The Pongringlong pincode is 795159 and the postal head office is at Noney.

== Communal ownership and land use ==
Pongringlong Village land and resources are held in common, which is usual among the Zeliangrong community and the Naga people, a society that is egalitarian, with equal ownership of land by all the members of a village. Land is a crucial in defining the Naga in general and the village in particular. Forceful occupation of their land is an attack on their identity and culture. The chief or headman is the caretaker of the village's land and resources. He is ordained by the Pei (Village Council), based on his hereditary seniority from the village's founding clans. He should have an exceptionally fine character, without blemish (Heak Chuimei Panti).

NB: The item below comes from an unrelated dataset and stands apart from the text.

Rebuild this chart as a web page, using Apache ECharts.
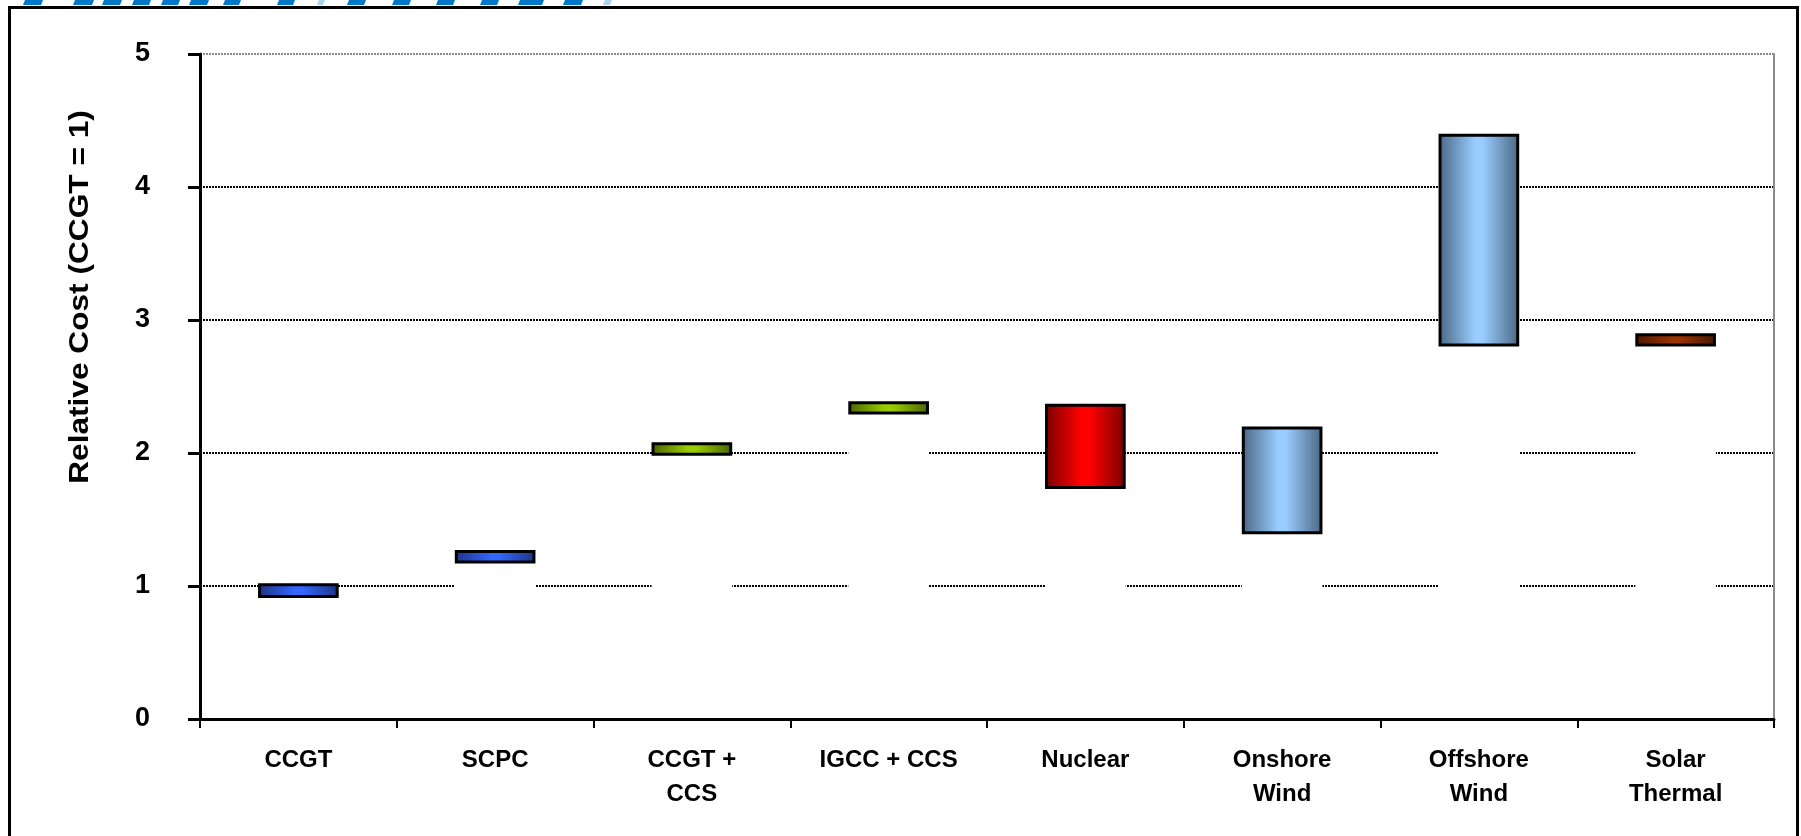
<!DOCTYPE html>
<html>
<head>
<meta charset="utf-8">
<title>Relative Cost</title>
<script src="https://cdn.jsdelivr.net/npm/echarts@6/dist/echarts.min.js"></script>
<style>
  html, body { margin: 0; padding: 0; background: #fff; }
  #chart { width: 1801px; height: 836px; }
</style>
</head>
<body>
<div id="chart"></div>
<script>
// Generation technologies on the category axis
const categories = ['CCGT', 'SCPC', 'CCGT +\nCCS', 'IGCC + CCS', 'Nuclear', 'Onshore\nWind', 'Offshore\nWind', 'Solar\nThermal'];
// Low and high end of each cost range, relative to CCGT
const lowCost  = [0.91, 1.17, 1.98, 2.29, 1.73, 1.39, 2.80, 2.80];
const highCost = [1.02, 1.27, 2.08, 2.39, 2.37, 2.20, 4.40, 2.90];
// Value axis ticks
const yTicks = [0, 1, 2, 3, 4, 5];

// Edge / centre colours of the shaded range bars, one pair per technology
const barShades = [
  ['#1c3484', '#3366ff'],
  ['#1c3484', '#3366ff'],
  ['#4a6400', '#99cc00'],
  ['#4a6400', '#99cc00'],
  ['#7a0000', '#ff0000'],
  ['#4a6682', '#99ccff'],
  ['#4a6682', '#99ccff'],
  ['#4a1800', '#993300']
];

const FONT = '"Liberation Sans", Arial, sans-serif';

function shade(pair) {
  return new echarts.graphic.LinearGradient(0, 0, 1, 0, [
    { offset: 0, color: pair[0] },
    { offset: 0.45, color: pair[1] },
    { offset: 0.55, color: pair[1] },
    { offset: 1, color: pair[0] }
  ]);
}

// Stacked pair: an opaque white base up to the low end, then the range itself
const baseData = lowCost.map(v => v);
const rangeData = highCost.map((h, i) => ({
  value: +(h - lowCost[i]).toFixed(3),
  itemStyle: { color: shade(barShades[i]) }
}));

// Blue strip along the very top edge
const stripDark = [[23,41],[73,92],[102,120],[132,149],[161,178],[189,207],[223,239],[277,293],
                   [347,364],[392,409],[436,453],[480,497],[518,542],[563,581]];
const stripLight = [[317,323],[603,610]];
function stripPieces(list, color) {
  return list.map(([a, b]) => ({
    type: 'polygon',
    silent: true,
    shape: { points: [[a, 5], [b, 5], [b + 2, 0], [a + 2, 0]] },
    style: { fill: color }
  }));
}

const chart = echarts.init(document.getElementById('chart'), null, { renderer: 'canvas' });

chart.setOption({
  animation: false,
  backgroundColor: '#ffffff',
  grid: { left: 200, right: 27, top: 54, bottom: 117, containLabel: false },
  xAxis: {
    type: 'category',
    data: categories,
    boundaryGap: true,
    z: 10,
    axisLine: { show: true, lineStyle: { color: '#000', width: 3 } },
    axisTick: { show: true, alignWithLabel: false, length: 9, lineStyle: { color: '#000', width: 2 } },
    axisLabel: {
      interval: 0,
      margin: 24,
      color: '#000',
      fontFamily: FONT,
      fontWeight: 'bold',
      fontSize: 24,
      lineHeight: 34
    },
    splitLine: { show: false }
  },
  yAxis: [
    {
      type: 'value',
      min: yTicks[0],
      max: yTicks[yTicks.length - 1],
      interval: 1,
      axisLine: { show: true, onZero: false, lineStyle: { color: '#000', width: 3 } },
      axisTick: { show: true, length: 12, lineStyle: { color: '#000', width: 3 } },
      axisLabel: {
        margin: 50,
        color: '#000',
        fontFamily: FONT,
        fontWeight: 'bold',
        fontSize: 27
      },
      splitLine: {
        show: true,
        lineStyle: {
          color: ['#000', '#000', '#000', '#000', '#000', '#8c8c8c'],
          width: 2,
          type: [2, 1]
        }
      }
    },
    {
      type: 'value',
      position: 'right',
      min: yTicks[0],
      max: yTicks[yTicks.length - 1],
      interval: 1,
      axisLine: { show: true, lineStyle: { color: '#8c8c8c', width: 2 } },
      axisTick: { show: false },
      axisLabel: { show: false },
      splitLine: { show: false }
    }
  ],
  series: [
    {
      name: 'base',
      type: 'bar',
      stack: 'cost',
      barWidth: '41%',
      silent: true,
      itemStyle: { color: '#ffffff' },
      data: baseData,
      z: 2
    },
    {
      name: 'range',
      type: 'bar',
      stack: 'cost',
      barWidth: '41%',
      itemStyle: { borderColor: '#000', borderWidth: 3 },
      data: rangeData,
      z: 3
    }
  ],
  graphic: [
    {
      type: 'rect',
      silent: true,
      shape: { x: 9.5, y: 7.5, width: 1788, height: 1000 },
      style: { fill: 'none', stroke: '#000', lineWidth: 3 }
    },
    {
      // value-axis title, stretched along its length
      type: 'text',
      silent: true,
      x: 80,
      y: 297,
      rotation: Math.PI / 2,
      scaleX: 1.13,
      style: {
        text: 'Relative Cost (CCGT = 1)',
        fill: '#000',
        font: 'bold 28px ' + FONT,
        align: 'center',
        verticalAlign: 'middle'
      }
    },
    ...stripPieces(stripDark, '#0077c8'),
    ...stripPieces(stripLight, '#a8d4f0')
  ]
});
</script>
</body>
</html>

Terms used by the Pongringlong Village Pei with regard to land and natural resources include Ramphung (range of land associated with a certain founding clan, commonly understood in the manner of responsibility, egalitarian spirit, respect for the land, and also respect for the village's founding clans). The Pei decides which Ramphung will be cultivated in the coming years. The clan associated with that Ramphung has the responsibility to bless the land for fertility and for a good harvest. All the households of the village will select the plots to be cultivated and each plot allotted to a household is called a Lauru (selected/chosen cultivated field). It is clear that the Ramphung encompass all the villagers' Lauru. Selling, giving, and buying village land, or Lauru, to those outside the village or other than kinsmen is illegal by the customs and code of the village Pei.